6. Dans votre pays, beaucoup sont préoccupés par ce qu’on appelle le problème démographique, l’augmentation assez rapide de la population. La responsabilité de chacun est ici engagée. Il s’agit d’abord de faire le maximum pour que la terre burundaise nourrisse ses enfants: l’agriculture, votre première ressource, doit se développer pour que les champs produisent plus et mieux sans épuiser le sol ni le dégrader. La terre est un don de Dieu; il revient à toute la nation d’offrir à ses enfants les «fruits de la terre et le travail des hommes», comme nous le disons en présentant le pain et le vin pour l’action de grâce de la Messe.

En ce qui concerne le problème démographique, la responsabilité première revient naturellement aux parents: Il leur appartient de vivre une paternité responsable et généreuse, d’accueillir les enfants qu’ils désirent et qu’ils pensent pouvoir élever. Cela suppose un grand respect des époux l’un envers l’autre, une maîtrise de leur vie intime, un amour qui garde une constante estime de la femme dans sa capacité d’être mère. C’est pourquoi la maîtrise de la fécondité doit rester profondément humaine, comme l’Eglise le demande, en exprimant les saines exigences de la morale. Les époux qui parviennent à la plénitude de la paternité responsable, nous le savons, en sont réellement heureux.
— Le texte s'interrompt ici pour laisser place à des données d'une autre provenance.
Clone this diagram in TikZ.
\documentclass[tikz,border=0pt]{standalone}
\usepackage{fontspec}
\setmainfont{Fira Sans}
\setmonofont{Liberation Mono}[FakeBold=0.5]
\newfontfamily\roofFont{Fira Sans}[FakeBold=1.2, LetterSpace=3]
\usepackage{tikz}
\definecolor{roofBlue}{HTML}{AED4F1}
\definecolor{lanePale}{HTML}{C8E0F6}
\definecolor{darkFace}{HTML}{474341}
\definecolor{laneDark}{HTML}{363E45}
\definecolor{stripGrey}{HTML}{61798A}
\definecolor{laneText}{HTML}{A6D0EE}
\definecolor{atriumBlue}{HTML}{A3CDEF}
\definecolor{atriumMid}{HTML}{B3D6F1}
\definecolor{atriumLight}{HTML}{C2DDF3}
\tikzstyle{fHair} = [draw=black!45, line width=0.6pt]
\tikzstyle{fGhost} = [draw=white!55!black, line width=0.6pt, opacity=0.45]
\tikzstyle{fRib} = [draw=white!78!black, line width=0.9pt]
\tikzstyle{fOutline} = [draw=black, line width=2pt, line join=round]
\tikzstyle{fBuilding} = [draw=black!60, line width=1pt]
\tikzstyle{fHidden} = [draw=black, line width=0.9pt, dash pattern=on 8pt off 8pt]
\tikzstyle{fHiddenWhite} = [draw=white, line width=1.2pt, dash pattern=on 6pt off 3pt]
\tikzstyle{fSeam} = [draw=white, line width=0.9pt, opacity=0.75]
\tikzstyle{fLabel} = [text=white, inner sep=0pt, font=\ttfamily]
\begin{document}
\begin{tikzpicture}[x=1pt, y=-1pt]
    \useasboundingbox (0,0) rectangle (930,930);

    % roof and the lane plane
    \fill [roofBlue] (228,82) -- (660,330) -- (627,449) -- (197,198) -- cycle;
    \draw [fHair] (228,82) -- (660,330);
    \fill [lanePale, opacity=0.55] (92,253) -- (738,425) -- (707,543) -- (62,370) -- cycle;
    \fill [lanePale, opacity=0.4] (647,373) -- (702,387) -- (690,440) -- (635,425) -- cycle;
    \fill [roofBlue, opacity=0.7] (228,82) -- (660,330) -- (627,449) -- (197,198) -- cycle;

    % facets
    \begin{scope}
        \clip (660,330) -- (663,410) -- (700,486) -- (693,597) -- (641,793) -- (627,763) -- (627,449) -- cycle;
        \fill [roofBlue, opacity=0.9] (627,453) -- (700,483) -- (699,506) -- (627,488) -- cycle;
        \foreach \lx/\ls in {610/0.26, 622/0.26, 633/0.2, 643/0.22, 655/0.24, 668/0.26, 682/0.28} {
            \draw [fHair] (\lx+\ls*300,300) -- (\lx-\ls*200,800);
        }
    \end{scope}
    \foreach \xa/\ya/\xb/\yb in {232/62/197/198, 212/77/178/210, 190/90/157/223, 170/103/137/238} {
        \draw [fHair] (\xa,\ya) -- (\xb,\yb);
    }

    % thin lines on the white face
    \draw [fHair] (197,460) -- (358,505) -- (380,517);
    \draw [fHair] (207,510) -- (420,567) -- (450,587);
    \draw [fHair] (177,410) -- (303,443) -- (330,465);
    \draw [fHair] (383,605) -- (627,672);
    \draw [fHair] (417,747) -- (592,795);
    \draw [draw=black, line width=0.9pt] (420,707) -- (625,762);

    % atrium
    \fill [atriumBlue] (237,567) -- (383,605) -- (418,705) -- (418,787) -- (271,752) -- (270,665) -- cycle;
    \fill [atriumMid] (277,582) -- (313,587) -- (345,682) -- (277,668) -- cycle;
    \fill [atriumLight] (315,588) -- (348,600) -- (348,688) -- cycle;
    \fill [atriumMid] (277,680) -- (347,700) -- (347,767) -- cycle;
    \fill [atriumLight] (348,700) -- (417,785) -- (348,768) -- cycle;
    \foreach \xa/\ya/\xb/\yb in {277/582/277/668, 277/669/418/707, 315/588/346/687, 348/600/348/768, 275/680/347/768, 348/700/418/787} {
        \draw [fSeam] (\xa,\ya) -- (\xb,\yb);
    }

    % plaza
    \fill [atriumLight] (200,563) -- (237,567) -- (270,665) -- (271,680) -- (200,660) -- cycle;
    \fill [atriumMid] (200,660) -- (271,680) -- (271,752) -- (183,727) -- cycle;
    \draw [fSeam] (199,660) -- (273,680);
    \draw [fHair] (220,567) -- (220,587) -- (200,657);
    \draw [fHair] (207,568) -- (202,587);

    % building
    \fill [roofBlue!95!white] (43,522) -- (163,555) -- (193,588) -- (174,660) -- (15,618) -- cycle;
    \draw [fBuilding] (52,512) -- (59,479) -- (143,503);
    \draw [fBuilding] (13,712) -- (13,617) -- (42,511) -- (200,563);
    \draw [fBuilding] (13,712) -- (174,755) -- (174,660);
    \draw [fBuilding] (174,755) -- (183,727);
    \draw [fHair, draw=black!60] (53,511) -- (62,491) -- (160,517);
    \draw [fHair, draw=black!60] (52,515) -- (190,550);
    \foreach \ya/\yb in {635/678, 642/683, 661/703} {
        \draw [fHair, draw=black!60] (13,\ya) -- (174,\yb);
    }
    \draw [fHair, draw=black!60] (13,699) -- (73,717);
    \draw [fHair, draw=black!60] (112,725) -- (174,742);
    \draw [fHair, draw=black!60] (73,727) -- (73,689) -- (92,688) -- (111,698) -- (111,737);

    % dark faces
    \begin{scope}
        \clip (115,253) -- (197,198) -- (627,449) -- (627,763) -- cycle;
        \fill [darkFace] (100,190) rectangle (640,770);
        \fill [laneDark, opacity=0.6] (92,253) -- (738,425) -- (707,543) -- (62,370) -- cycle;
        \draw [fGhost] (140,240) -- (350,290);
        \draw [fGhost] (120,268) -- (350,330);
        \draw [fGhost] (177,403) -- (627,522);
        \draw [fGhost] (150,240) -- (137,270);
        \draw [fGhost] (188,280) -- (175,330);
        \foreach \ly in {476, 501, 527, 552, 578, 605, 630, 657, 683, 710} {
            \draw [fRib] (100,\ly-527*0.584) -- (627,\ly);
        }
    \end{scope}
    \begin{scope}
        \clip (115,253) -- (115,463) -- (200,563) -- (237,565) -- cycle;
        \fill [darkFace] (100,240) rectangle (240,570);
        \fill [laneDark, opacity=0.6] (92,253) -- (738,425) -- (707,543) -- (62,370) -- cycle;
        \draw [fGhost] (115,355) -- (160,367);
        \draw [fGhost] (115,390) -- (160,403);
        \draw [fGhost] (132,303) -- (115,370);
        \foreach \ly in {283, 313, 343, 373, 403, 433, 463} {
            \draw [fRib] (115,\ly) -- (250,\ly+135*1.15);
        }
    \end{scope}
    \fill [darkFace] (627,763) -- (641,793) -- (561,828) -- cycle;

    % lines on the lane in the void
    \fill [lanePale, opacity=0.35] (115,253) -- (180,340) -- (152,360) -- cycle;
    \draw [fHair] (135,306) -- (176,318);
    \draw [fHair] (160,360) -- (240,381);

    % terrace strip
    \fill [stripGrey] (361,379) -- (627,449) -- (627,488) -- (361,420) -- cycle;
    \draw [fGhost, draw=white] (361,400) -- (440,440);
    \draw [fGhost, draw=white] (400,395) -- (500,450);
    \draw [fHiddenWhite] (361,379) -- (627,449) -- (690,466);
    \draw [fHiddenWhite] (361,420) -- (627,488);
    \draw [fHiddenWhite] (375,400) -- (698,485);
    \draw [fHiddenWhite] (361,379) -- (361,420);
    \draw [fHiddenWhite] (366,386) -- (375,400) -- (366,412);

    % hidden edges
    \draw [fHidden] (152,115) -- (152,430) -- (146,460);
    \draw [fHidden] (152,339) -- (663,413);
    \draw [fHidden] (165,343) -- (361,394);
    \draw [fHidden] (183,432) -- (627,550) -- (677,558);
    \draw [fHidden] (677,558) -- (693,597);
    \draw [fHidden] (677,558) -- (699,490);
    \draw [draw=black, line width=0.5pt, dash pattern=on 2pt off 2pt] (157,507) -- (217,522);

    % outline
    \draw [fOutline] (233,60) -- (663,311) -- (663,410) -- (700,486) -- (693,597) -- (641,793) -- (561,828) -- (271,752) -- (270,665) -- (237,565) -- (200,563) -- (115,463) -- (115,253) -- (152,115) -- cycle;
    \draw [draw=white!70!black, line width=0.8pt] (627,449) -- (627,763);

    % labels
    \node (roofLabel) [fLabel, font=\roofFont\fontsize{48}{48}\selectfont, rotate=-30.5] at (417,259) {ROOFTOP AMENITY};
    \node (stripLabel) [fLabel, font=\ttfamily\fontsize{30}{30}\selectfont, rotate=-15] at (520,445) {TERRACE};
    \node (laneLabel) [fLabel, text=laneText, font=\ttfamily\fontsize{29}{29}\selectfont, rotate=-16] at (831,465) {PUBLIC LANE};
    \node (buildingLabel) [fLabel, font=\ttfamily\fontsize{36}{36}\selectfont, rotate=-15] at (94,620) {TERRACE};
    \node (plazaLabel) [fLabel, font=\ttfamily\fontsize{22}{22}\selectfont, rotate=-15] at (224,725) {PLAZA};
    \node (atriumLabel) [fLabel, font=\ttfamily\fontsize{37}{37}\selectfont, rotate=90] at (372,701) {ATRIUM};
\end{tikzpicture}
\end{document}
L’Action familiale, les mouvements de foyers, constituent une aide précieuse pour que vos familles sachent trouver leur équilibre et faire face à leurs responsabilités, non seulement dans le domaine de la paternité et de la maternité, mais aussi dans l’éducation, et finalement dans toutes leurs responsabilités au sein de la société. Car il est vrai qu’une vie familiale saine et clairement responsable favorise l’ouverture aux autres et la solidarité avec tous ces frères et soeurs en humanité.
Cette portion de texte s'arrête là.